**Problem statement**
Count the lines below that contain the word "script" and give only the number.

Stored items
====================

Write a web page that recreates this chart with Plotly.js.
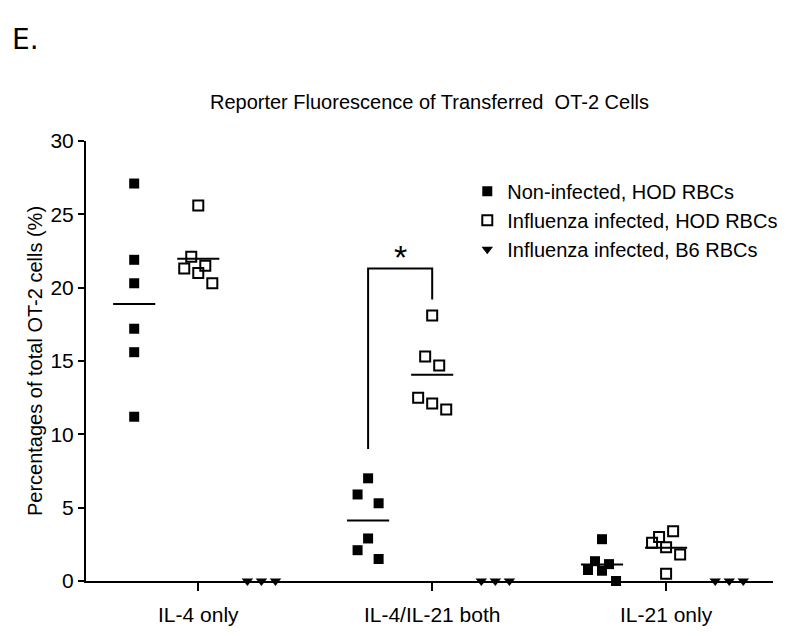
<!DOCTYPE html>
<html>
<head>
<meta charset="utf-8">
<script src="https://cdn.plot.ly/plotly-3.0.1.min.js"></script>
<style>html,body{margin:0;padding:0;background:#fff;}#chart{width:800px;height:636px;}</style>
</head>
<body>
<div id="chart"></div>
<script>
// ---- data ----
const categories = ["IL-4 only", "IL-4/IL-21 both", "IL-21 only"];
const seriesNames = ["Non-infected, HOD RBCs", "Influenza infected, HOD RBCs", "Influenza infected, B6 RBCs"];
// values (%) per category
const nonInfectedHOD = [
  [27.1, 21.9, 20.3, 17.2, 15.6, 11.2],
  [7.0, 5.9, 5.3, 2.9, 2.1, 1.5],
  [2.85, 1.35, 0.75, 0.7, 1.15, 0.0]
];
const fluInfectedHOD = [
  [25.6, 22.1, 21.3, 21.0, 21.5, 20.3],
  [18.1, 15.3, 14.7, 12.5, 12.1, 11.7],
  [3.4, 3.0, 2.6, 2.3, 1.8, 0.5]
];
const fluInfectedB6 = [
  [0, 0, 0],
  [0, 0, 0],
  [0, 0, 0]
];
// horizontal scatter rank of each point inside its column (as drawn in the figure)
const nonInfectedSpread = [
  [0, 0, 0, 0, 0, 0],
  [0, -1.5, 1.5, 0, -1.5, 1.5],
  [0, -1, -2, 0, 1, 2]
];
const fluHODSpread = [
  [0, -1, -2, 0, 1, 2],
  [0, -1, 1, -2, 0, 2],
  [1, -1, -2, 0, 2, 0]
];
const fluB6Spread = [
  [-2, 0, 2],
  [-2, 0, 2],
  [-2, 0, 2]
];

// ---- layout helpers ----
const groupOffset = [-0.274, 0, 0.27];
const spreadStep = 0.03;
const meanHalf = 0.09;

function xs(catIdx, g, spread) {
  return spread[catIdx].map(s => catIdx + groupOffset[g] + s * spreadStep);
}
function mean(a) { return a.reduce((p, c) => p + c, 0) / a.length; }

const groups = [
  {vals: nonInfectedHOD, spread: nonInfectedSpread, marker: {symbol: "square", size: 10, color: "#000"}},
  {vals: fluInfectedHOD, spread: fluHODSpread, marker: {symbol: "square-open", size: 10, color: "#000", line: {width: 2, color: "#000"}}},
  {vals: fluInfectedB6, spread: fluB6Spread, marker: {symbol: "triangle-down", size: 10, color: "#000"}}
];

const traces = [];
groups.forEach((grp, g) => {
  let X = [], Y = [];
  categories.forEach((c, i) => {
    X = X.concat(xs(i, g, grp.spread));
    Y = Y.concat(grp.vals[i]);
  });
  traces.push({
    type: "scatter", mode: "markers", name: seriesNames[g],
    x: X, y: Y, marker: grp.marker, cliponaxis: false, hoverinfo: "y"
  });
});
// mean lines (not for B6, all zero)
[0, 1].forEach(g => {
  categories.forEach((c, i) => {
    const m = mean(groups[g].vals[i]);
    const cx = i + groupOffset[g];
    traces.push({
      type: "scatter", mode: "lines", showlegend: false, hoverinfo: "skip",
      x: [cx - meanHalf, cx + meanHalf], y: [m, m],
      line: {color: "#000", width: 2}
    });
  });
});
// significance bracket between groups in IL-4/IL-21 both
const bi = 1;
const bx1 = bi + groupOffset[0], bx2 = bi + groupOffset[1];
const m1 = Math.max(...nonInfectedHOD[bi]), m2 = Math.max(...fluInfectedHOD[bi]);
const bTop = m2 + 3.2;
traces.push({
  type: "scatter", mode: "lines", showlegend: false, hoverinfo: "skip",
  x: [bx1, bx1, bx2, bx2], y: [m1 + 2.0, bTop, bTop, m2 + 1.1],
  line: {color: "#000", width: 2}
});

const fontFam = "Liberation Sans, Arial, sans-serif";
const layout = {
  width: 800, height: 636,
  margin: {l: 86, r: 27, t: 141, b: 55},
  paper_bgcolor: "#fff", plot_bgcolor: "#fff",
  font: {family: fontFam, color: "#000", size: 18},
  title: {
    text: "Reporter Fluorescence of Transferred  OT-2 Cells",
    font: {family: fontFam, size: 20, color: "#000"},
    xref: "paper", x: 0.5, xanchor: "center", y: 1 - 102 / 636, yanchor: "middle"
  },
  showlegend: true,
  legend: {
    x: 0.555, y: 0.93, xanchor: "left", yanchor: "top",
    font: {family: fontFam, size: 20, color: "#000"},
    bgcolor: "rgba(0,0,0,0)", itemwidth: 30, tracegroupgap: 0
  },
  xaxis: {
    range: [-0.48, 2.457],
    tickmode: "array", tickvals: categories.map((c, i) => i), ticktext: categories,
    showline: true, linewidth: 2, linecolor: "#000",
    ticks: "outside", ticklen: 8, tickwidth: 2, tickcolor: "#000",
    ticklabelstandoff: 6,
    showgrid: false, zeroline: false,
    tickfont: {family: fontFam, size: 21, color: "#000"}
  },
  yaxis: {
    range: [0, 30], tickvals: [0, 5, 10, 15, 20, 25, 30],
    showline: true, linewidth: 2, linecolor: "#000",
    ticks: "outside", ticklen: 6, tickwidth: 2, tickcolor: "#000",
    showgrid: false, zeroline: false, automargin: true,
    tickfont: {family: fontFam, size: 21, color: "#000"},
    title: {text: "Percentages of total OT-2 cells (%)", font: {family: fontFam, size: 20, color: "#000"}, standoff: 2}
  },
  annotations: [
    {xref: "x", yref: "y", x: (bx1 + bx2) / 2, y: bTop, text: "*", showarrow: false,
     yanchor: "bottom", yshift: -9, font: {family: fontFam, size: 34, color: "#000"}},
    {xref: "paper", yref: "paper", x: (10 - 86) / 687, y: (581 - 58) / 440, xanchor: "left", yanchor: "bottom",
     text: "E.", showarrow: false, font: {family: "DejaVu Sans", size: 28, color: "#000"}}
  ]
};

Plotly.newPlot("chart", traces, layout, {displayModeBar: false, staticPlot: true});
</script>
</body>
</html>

====================

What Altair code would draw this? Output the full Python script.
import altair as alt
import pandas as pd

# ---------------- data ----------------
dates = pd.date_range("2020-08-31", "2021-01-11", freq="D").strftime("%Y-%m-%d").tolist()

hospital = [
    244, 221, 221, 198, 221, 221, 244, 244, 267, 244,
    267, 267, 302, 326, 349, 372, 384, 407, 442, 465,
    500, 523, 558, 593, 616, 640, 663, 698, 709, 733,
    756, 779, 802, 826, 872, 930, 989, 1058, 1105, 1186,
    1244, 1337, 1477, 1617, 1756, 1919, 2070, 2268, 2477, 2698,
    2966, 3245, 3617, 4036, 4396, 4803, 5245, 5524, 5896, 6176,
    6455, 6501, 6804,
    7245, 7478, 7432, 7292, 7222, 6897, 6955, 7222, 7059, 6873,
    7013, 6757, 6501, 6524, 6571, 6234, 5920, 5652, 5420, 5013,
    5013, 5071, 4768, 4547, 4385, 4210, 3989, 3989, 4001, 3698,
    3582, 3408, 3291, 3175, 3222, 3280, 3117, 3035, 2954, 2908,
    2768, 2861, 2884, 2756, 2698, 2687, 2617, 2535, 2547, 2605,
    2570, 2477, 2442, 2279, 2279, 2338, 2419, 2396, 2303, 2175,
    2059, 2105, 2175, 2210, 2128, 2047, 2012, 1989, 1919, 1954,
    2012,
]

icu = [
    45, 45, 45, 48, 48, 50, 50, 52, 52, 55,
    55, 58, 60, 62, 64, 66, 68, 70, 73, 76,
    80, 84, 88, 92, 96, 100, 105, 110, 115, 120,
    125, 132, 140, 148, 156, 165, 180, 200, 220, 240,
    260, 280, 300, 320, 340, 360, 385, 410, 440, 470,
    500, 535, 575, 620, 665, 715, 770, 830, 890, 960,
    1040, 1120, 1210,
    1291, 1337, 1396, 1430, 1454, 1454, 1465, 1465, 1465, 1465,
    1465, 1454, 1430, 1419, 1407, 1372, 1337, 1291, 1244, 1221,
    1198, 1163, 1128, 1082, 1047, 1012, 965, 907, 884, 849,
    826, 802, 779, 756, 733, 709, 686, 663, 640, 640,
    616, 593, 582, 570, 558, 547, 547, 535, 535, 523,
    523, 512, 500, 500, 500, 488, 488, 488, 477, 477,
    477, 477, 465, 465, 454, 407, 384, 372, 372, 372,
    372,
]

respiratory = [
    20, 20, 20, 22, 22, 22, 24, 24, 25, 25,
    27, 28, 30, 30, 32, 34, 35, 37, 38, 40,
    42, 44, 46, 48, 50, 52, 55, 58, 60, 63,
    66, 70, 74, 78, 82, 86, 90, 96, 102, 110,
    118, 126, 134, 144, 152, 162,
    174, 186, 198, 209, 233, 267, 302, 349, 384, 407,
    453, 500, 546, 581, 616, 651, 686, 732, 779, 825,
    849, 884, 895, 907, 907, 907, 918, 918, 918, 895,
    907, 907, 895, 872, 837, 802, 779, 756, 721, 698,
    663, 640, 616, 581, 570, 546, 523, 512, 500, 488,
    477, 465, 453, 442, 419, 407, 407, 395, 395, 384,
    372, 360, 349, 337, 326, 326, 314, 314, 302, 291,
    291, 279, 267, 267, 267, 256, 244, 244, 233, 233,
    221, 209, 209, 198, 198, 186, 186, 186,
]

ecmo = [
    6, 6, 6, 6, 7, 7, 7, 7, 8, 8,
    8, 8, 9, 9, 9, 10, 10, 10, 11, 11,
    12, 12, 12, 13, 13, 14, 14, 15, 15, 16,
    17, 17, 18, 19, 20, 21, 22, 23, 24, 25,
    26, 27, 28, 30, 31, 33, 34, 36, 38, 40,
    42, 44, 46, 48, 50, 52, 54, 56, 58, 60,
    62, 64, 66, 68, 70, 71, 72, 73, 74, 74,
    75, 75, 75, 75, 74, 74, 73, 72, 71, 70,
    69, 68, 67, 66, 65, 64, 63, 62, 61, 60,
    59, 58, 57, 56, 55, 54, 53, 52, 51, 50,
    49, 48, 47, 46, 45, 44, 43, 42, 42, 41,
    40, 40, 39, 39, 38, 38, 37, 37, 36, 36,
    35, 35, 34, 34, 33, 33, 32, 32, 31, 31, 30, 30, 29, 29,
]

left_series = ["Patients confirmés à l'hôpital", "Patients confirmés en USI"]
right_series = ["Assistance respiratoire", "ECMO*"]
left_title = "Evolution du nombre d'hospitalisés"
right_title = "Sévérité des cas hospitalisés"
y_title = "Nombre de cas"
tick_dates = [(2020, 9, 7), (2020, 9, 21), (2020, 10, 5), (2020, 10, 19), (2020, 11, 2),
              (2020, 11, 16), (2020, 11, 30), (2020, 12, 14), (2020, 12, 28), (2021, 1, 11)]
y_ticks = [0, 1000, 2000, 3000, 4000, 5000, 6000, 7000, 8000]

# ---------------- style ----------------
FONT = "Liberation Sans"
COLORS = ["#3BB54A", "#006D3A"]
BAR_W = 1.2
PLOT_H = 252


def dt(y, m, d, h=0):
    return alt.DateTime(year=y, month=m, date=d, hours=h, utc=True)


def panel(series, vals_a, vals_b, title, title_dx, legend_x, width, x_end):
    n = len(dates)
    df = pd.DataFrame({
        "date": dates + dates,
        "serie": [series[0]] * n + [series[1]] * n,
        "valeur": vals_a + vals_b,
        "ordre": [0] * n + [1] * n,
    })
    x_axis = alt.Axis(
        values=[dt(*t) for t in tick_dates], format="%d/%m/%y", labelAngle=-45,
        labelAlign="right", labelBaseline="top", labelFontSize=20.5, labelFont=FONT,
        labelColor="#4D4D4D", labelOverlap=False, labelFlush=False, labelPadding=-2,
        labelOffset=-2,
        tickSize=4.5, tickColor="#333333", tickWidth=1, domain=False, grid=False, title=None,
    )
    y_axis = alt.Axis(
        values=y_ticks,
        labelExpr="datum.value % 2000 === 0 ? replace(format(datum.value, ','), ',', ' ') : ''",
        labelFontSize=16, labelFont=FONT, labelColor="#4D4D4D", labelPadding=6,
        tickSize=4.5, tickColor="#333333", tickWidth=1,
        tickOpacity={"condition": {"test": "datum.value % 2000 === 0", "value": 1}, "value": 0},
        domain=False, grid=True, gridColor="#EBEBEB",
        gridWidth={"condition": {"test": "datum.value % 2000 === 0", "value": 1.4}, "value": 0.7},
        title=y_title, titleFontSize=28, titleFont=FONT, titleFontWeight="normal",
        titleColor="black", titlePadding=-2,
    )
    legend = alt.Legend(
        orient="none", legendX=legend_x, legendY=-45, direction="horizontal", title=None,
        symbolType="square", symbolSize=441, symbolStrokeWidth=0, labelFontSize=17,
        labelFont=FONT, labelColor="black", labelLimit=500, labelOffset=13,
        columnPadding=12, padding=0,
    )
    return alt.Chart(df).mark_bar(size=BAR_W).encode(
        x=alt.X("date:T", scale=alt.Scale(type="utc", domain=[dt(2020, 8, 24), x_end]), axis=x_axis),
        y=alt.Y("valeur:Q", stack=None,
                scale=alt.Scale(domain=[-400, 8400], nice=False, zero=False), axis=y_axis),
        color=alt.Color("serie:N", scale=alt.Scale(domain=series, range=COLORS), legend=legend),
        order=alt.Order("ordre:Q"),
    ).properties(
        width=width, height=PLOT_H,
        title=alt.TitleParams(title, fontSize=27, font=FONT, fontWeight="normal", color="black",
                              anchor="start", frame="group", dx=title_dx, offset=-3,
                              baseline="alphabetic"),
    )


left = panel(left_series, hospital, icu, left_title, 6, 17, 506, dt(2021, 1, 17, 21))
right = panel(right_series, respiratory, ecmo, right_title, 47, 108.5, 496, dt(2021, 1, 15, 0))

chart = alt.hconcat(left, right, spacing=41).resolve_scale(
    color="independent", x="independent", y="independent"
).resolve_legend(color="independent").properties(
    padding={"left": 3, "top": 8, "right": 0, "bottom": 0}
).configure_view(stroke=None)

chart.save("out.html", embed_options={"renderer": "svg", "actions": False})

====================

**Exercise result**
4